An index, in lending terms, is that interest rate a lender chooses as a baseline for your loan. In simple terms, it is the wholesale rate the lender pays for money. As the cost of money constantly changes, so too does the baseline interest rate used to calculate your loan payments. This is the component of your loan that “adjusts”. Lenders use different indices. These indices vary in both rate and stability. Some, like the 11th District Cost of Funds, are quite stable, i.e. they move very slowly and in small increments. Some, like the T-Bill Rate, move rapidly. Ask what index your loan is tied to, what that index’s rate is, and how often and how widely it fluctuates.

The next most important factor affecting your loan rate is the margin. To continue the retail analogy, this is the lender’s profit margin. There is no magic formula for this number. It is simply what the lender feels he needs (or can get) to make lending profitable. It is the combination of the index rate (wholesale cost) and the margin (profit) which determines your loan’s interest rate (retail cost).

Points and fees are the final pieces needed to understand the loan puzzle. Like margins, they are added on as a source of additional profit for the lender. The higher the margin, the lower the points. For example, a lender might offer a loan with a margin of 2.5 and 1 point, or the same loan with a margin of 2.75 and ½ point. Each point equals 1% of the loan amount.
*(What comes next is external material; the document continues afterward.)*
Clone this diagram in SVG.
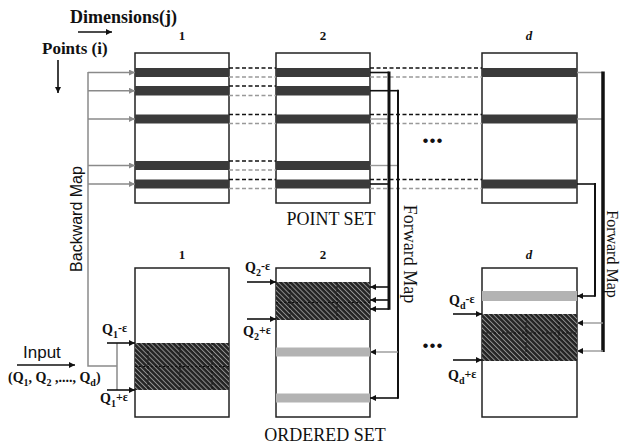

Fees are also variable. Some lenders charge a separate fee for each service they provide – appraisal, documents drawing, underwriting, etc. Others charge a single flat fee for all these services. What matters is the total cost.

One last note…most lenders allow for a variety of payment plans on ARM’s. You can chose to pay the fully amortized 30 year rate or the fully amortized 15 year rate. You may decide to pay only the interest. Some lenders even allow you to pay a reduced payment. This usually results in “negative amortization” where the monthly payment is insufficient to cover even the interest due, so the balance is added back on to the loan principal. This will result in a larger loan balance.

When you are trying to compare ARM’s, be sure to ask about the index, margin, and points and fees. Lending is filled with confusing jargon. Don’t allow a loan agent, using a few unfamiliar terms to arm twist you into getting a lousy loan!